> [AIM OF THE TASK]: Gather the lines below that include the string "this", copying each in full.
--- start PROVIDED MATERIAL ---
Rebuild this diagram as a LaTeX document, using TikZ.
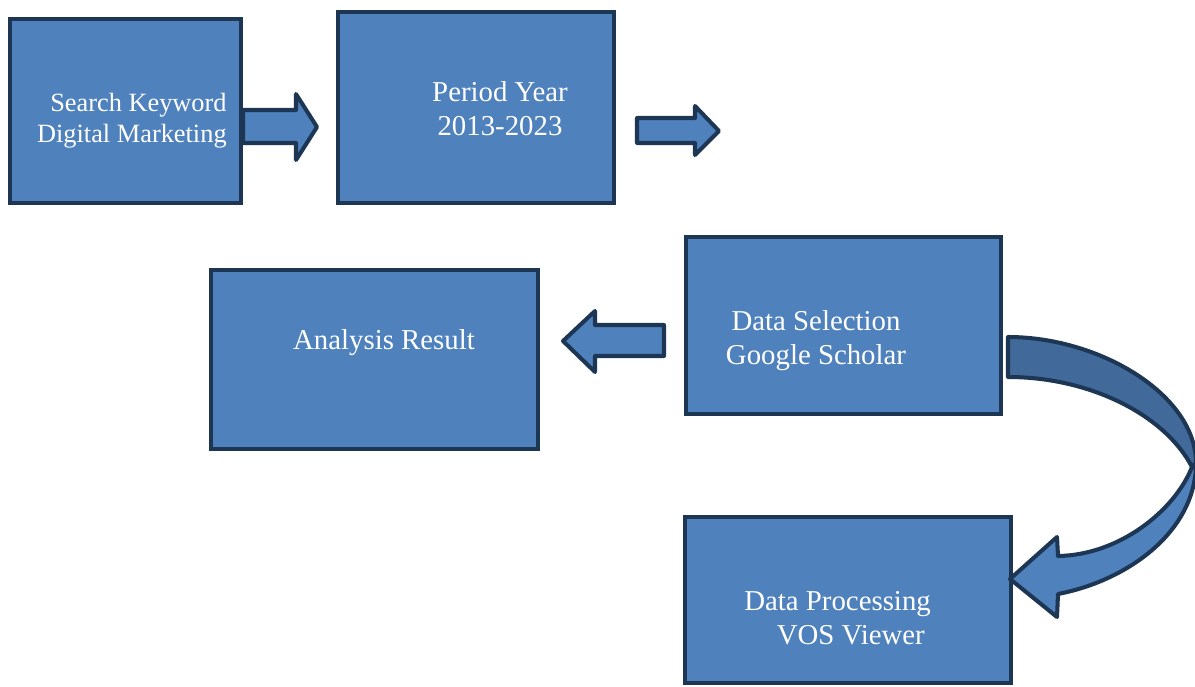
\documentclass[tikz,border=0pt]{standalone}
\usepackage{fontspec}
\setmainfont{Liberation Serif}
\usepackage{tikz}
\usetikzlibrary{positioning, calc}

\definecolor{boxfill}{HTML}{4F81BD}
\definecolor{boxline}{HTML}{1D3654}
\definecolor{bandback}{HTML}{41699A}

\begin{document}
\begin{tikzpicture}[x=0.02cm, y=-0.02cm,
        stepbox/.style={rectangle, draw=boxline, fill=boxfill, line width=2.5pt, inner sep=0pt},
        boxtext/.style={text=white, font=\fontsize{16.4}{19.3}\selectfont, align=center, inner sep=0pt},
        blockarrow/.style={draw=boxline, fill=boxfill, line width=2.3pt, line join=round},
        backband/.style={blockarrow, fill=bandback}
    ]
        \clip (0,0) rectangle (1195,686);

        \node[stepbox, minimum width=4.62cm, minimum height=3.68cm] (keyword) at (125.5,111) {};
        \node[stepbox, minimum width=5.52cm, minimum height=3.82cm] (period) at (476,107.5) {};
        \node[stepbox, minimum width=6.3cm, minimum height=3.54cm] (selection) at (843.5,325.5) {};
        \node[stepbox, minimum width=6.54cm, minimum height=3.58cm] (result) at (374.5,359.5) {};
        \node[stepbox, minimum width=6.52cm, minimum height=3.32cm] (processing) at (848,600) {};

        % Texts
        \node[boxtext, align=right, anchor=east, font=\fontsize{15}{17.6}\selectfont] (keywordtxt) at (227,121) {Search Keyword\\Digital Marketing};
        \node[boxtext] (periodtxt) at (500,109) {Period Year\\2013-2023};
        \node[boxtext] (resulttxt) at (384,343) {Analysis Result};
        \node[boxtext] (selectiontxt) at (816,341) {Data Selection\\Google Scholar};
        \node[boxtext, align=left, anchor=west] (processingtxt) at (744,618) {Data Processing\\\hspace*{18.5pt}VOS Viewer};

        % Block arrows
        \filldraw[blockarrow] (243,110) -- (296,110) -- (296,94) -- (317,127) -- (296,160) -- (296,143) -- (243,143) -- cycle;
        \filldraw[blockarrow] (637,118) -- (695,118) -- (695,106) -- (719,131) -- (695,155) -- (695,143) -- (637,143) -- cycle;
        \filldraw[blockarrow] (664,325) -- (595,325) -- (595,311) -- (563,341) -- (595,372) -- (595,356) -- (664,356) -- cycle;

        % Curved arrow
        \filldraw[backband] (1008,337) .. controls (1100,337) and (1196,395) .. (1196,463)
            -- (1192,467) .. controls (1165,415) and (1090,377) .. (1008,377) -- cycle;
        \filldraw[blockarrow] (1196,463) .. controls (1196,530) and (1130,580) .. (1058,594)
            -- (1057,617) -- (1010,579) -- (1057,537) -- (1058,556)
            .. controls (1120,555) and (1175,510) .. (1192,467) -- cycle;

    \end{tikzpicture}
\end{document}
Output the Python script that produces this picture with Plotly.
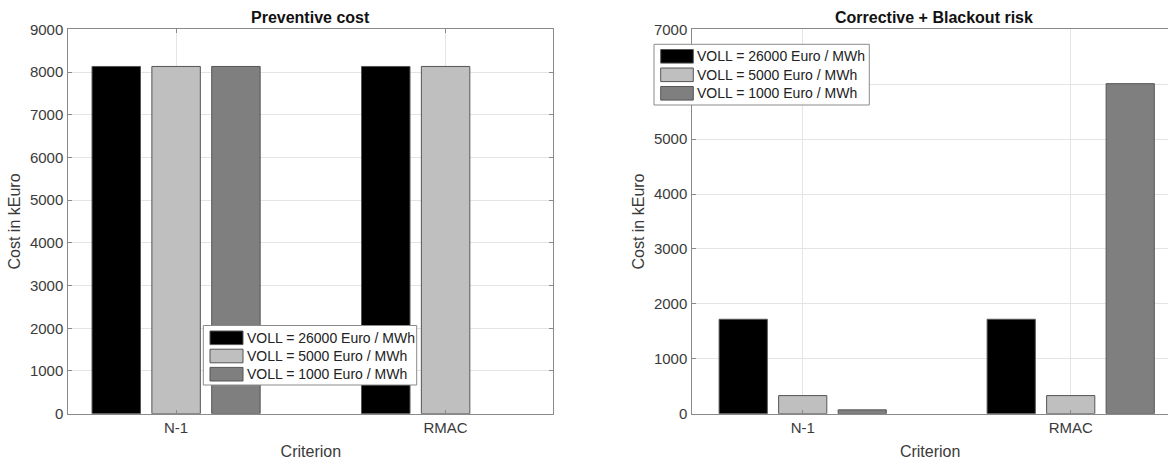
import plotly.graph_objects as go

W, H = 1168, 464

categories = ["N-1", "RMAC"]
series_names = ["VOLL = 26000 Euro / MWh", "VOLL = 5000 Euro / MWh", "VOLL = 1000 Euro / MWh"]
series_colors = ["#000000", "#bfbfbf", "#7f7f7f"]

preventive_26000 = [8130, 8130]
preventive_5000 = [8130, 8130]
preventive_1000 = [8130, None]

corrective_26000 = [1720, 1720]
corrective_5000 = [330, 330]
corrective_1000 = [70, 6010]

left_ticks = [0, 1000, 2000, 3000, 4000, 5000, 6000, 7000, 8000, 9000]
right_ticks = [0, 1000, 2000, 3000, 4000, 5000, 6000, 7000]


def px(x):
    return x / W


def py(y):
    return 1 - y / H


FONT = "Liberation Sans, Arial, Helvetica, sans-serif"
TXT = "#3a3a3a"
AX = "#8a8a8a"
GRID = "#e4e4e4"

fig = go.Figure()

pre = [preventive_26000, preventive_5000, preventive_1000]
cor = [corrective_26000, corrective_5000, corrective_1000]
for i in range(3):
    fig.add_trace(go.Bar(x=categories, y=pre[i], name=series_names[i],
                         marker=dict(color=series_colors[i], line=dict(color="#555555", width=1)),
                         xaxis="x", yaxis="y", showlegend=False))
for i in range(3):
    fig.add_trace(go.Bar(x=categories, y=cor[i], name=series_names[i],
                         marker=dict(color=series_colors[i], line=dict(color="#555555", width=1)),
                         xaxis="x2", yaxis="y2", showlegend=False))

ydom = [py(413.7), py(29.3)]
common_x = dict(type="category", showgrid=True, gridcolor=GRID, gridwidth=1, automargin=False,
                showline=True, linecolor=AX, linewidth=1, ticks="inside", ticklen=4,
                tickcolor=AX, tickfont=dict(family=FONT, size=15, color=TXT),
                title=dict(text="Criterion", font=dict(family=FONT, size=16, color=TXT), standoff=11),
                zeroline=False, fixedrange=True)
common_y = dict(showgrid=True, gridcolor=GRID, gridwidth=1, showline=True, linecolor=AX, automargin=False,
                linewidth=1, ticks="inside", ticklen=4, tickcolor=AX,
                tickfont=dict(family=FONT, size=15, color=TXT), zeroline=False,
                title=dict(text="Cost in kEuro", font=dict(family=FONT, size=16, color=TXT), standoff=5),
                ticklabelstandoff=1)

fig.update_layout(
    template="none",
    width=W, height=H, margin=dict(l=0, r=0, t=0, b=0, autoexpand=False),
    paper_bgcolor="white", plot_bgcolor="white",
    barmode="group", bargap=0.334, bargroupgap=0.19,
    font=dict(family=FONT, color=TXT),
    xaxis=dict(common_x, domain=[px(68.3), px(553.4)], range=[-0.4, 1.4], mirror="ticks", anchor="y"),
    yaxis=dict(common_y, domain=ydom, range=[0, 9000], tickvals=left_ticks, mirror="ticks", anchor="x"),
    xaxis2=dict(common_x, domain=[px(692.3), 1.0], range=[-0.412, -0.412 + (W - 692.3) / 268.0],
                mirror=True, anchor="y2"),
    yaxis2=dict(common_y, domain=ydom, range=[0, 7000], tickvals=right_ticks, anchor="x2"),
    showlegend=False,
)

# Titles
fig.add_annotation(text="<b>Preventive cost</b>", x=px(310.8), y=py(17), xref="paper", yref="paper",
                   showarrow=False, xanchor="center", yanchor="middle",
                   font=dict(family=FONT, size=16, color="#111111"))
fig.add_annotation(text="<b>Corrective + Blackout risk</b>", x=px(933.5), y=py(17), xref="paper", yref="paper",
                   showarrow=False, xanchor="center", yanchor="middle",
                   font=dict(family=FONT, size=16, color="#111111"))


# Custom legends (MATLAB-style wide swatches)
def add_legend(box, sw_x0, sw_x1, text_x, rows):
    x0, y0, x1, y1 = box
    fig.add_shape(type="rect", xref="paper", yref="paper", x0=px(x0), x1=px(x1), y0=py(y1), y1=py(y0),
                  fillcolor="white", line=dict(color="#8a8a8a", width=1), layer="above")
    for i, yc in enumerate(rows):
        fig.add_shape(type="rect", xref="paper", yref="paper", x0=px(sw_x0), x1=px(sw_x1),
                      y0=py(yc + 6.8), y1=py(yc - 6.8), fillcolor=series_colors[i],
                      line=dict(color="#555555", width=1), layer="above")
        fig.add_annotation(text=series_names[i], x=px(text_x), y=py(yc), xref="paper", yref="paper",
                           showarrow=False, xanchor="left", yanchor="middle",
                           font=dict(family=FONT, size=14, color="#222222"))


add_legend((203.3, 325.5, 416.7, 385), 210, 243, 244.5, [337.8, 356, 374.2])
add_legend((654, 44.3, 869.3, 105), 660.7, 693.3, 695, [56.3, 74.8, 93.3])

fig.write_html("out.html")
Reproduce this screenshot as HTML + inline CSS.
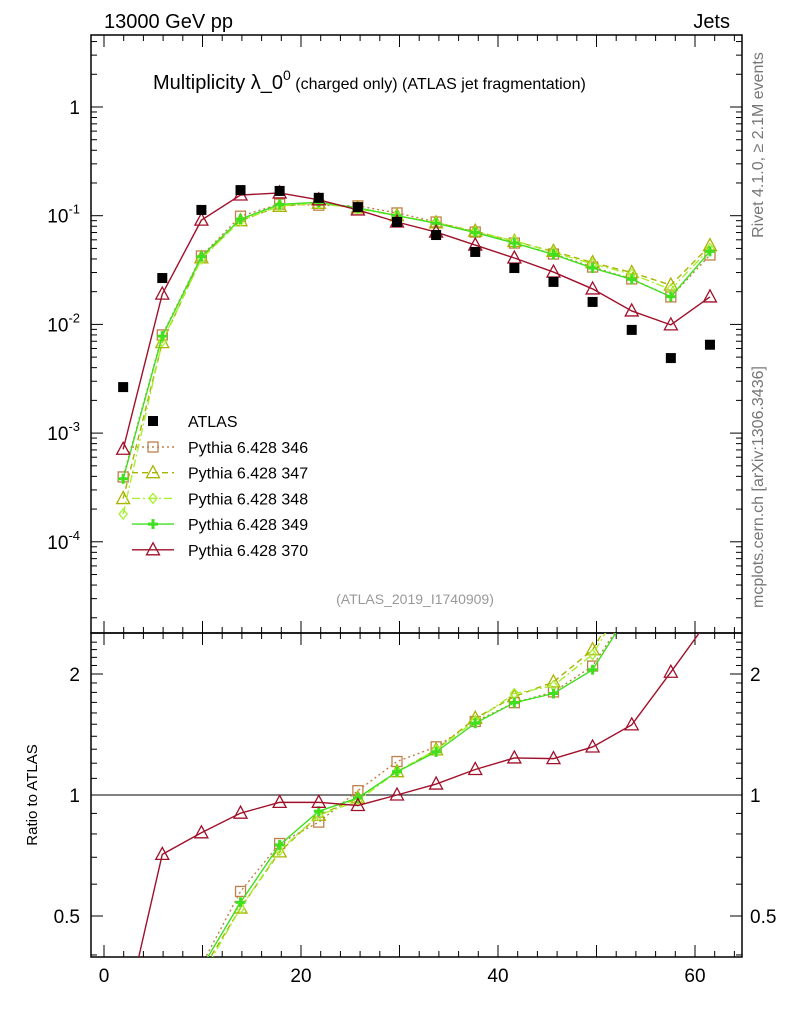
--- end PROVIDED MATERIAL ---
> [EXPECTED ANSWER]:
Rebuild this diagram as a LaTeX document, using TikZ.
Output the Python script that produces this picture with Plotly.
Reproduce this screenshot as HTML + inline CSS.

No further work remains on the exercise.